I was reading Zach Coelius’s article defining DSPs the other day and it made me wonder, why does it seem like new companies, generally, are winning the DSP wars? For that matter, how did no one jump into the space now dominated by Pubmatic, Rubicon, and AdMeld?
- Zach says that DSPs should have access to billions of impressions per day. Ad.com had that years ago. Valueclick was big. Right Media, theoretically, could have tried to spin around and be a DSP. One wonders how they let so many new companies enter this gap.
- Zach emphasizes reporting, impression attribution and other features as key aspects of a DSP. Traditional third-party ad servers are all perceived as excelling in this area.
Certainly, there are features that they did not have, but it seems like extending the product would be easier than building a new product. I can point to several things that probably made transitioning to this new exchange/DSP world difficult:
- The quarter-to-quarter pressure of publicly traded companies. The ability to invest to meet new market technologies is frequently limited for large companies. If you look at exchanges, Right Media was a well-funded private company. DoubleClick was going nowhere until it went private. Then it was able to escape some of the quarter to quarter pressure and before you know it, they used Project Wolf to sell themselves at a huge mark-up to Google.
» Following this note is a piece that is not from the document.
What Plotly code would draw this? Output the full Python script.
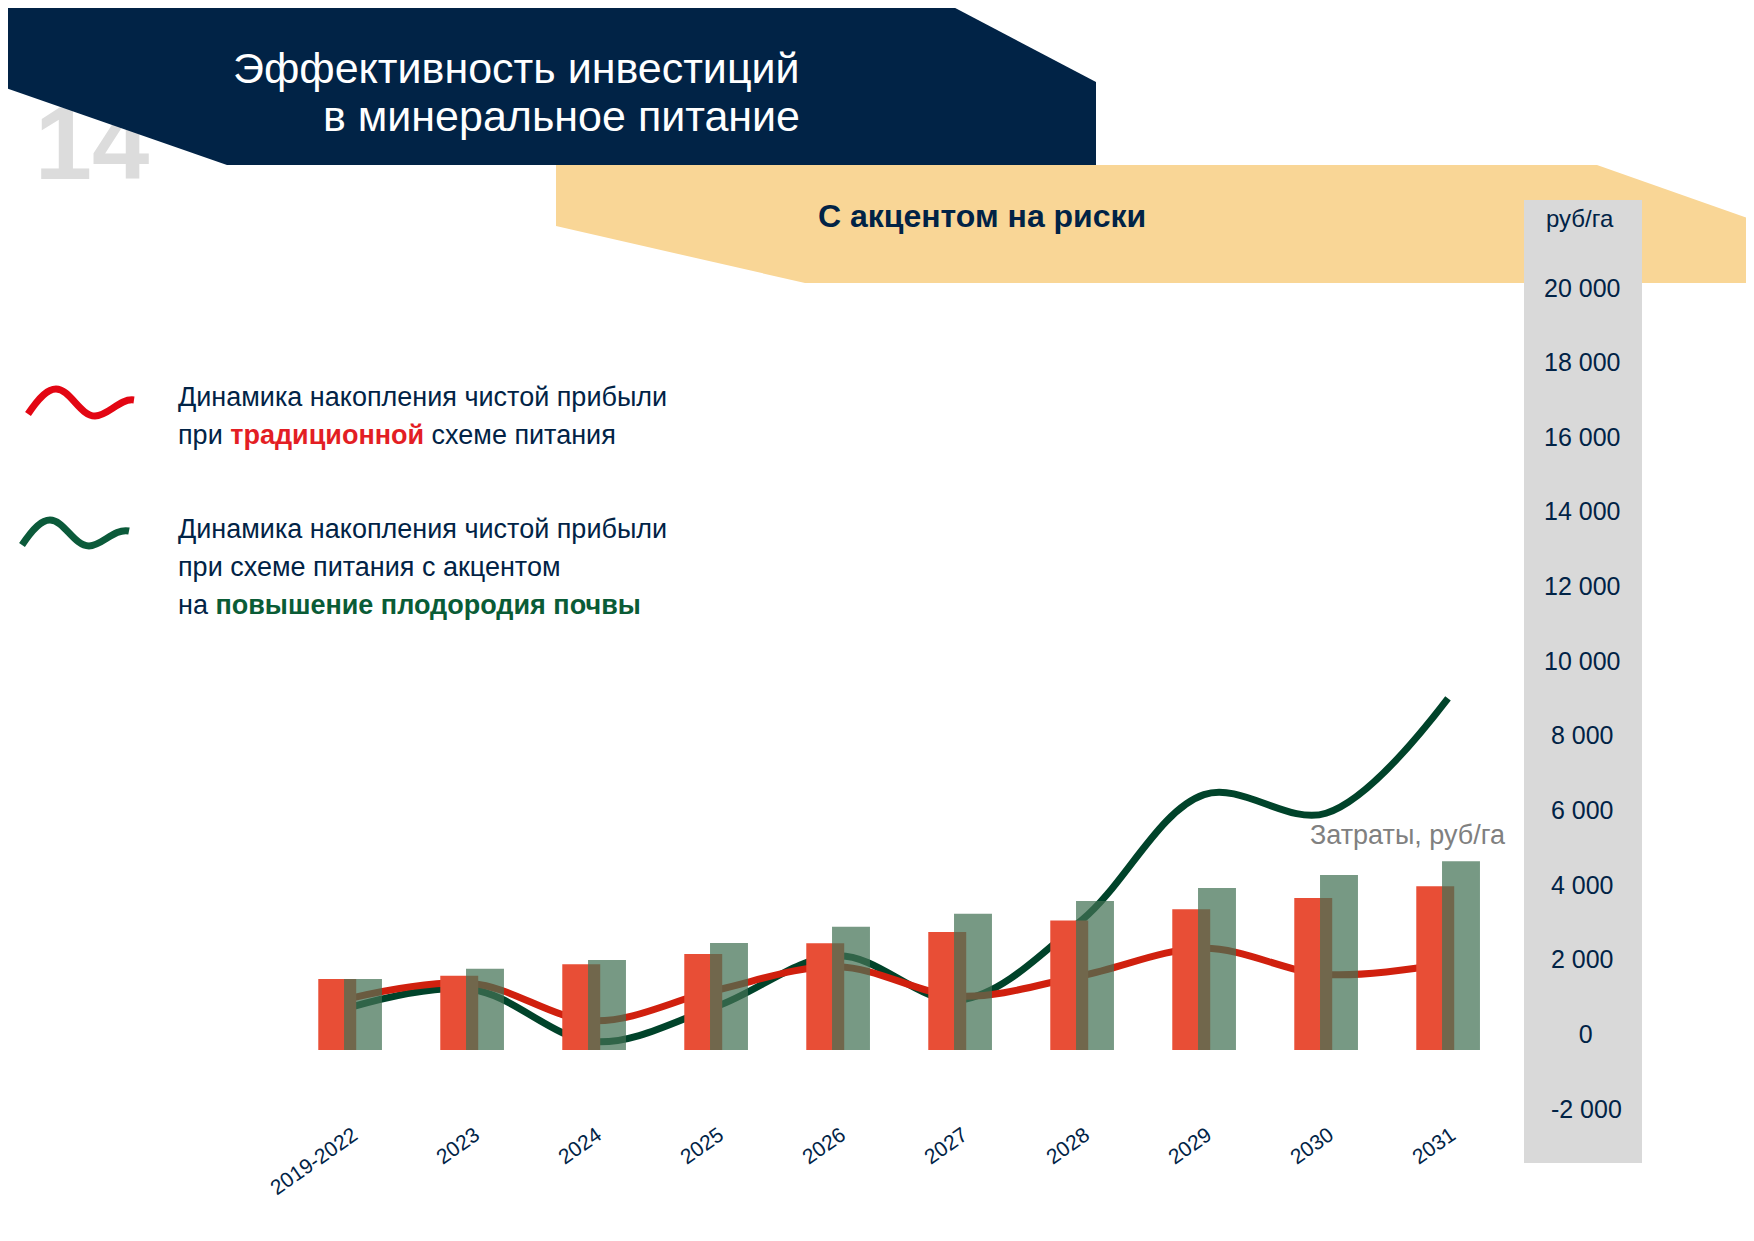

- Legacy architecture. Sometimes it is simply easier to build from scratch than to build with a legacy code base. Particularly with the growth of new abstractions for rapidly developing technology such as Ruby on Rails.
- Margin and other business structure limitations. This is the real killer. There was a certain expectation for how the relationship worked and breaking new ground was hard. When people have revenue and profits, sacrificing those if you want to change the structure of the industry is hard. This is classic Innovator’s Dilemma kind of stuff. Making an advertiser or publisher think of you differently if they are already a substantial source of revenue is a big risk.
How did the big ad companies of the first half of this century sleep on these new opportunities in the market? Give me your thoughts.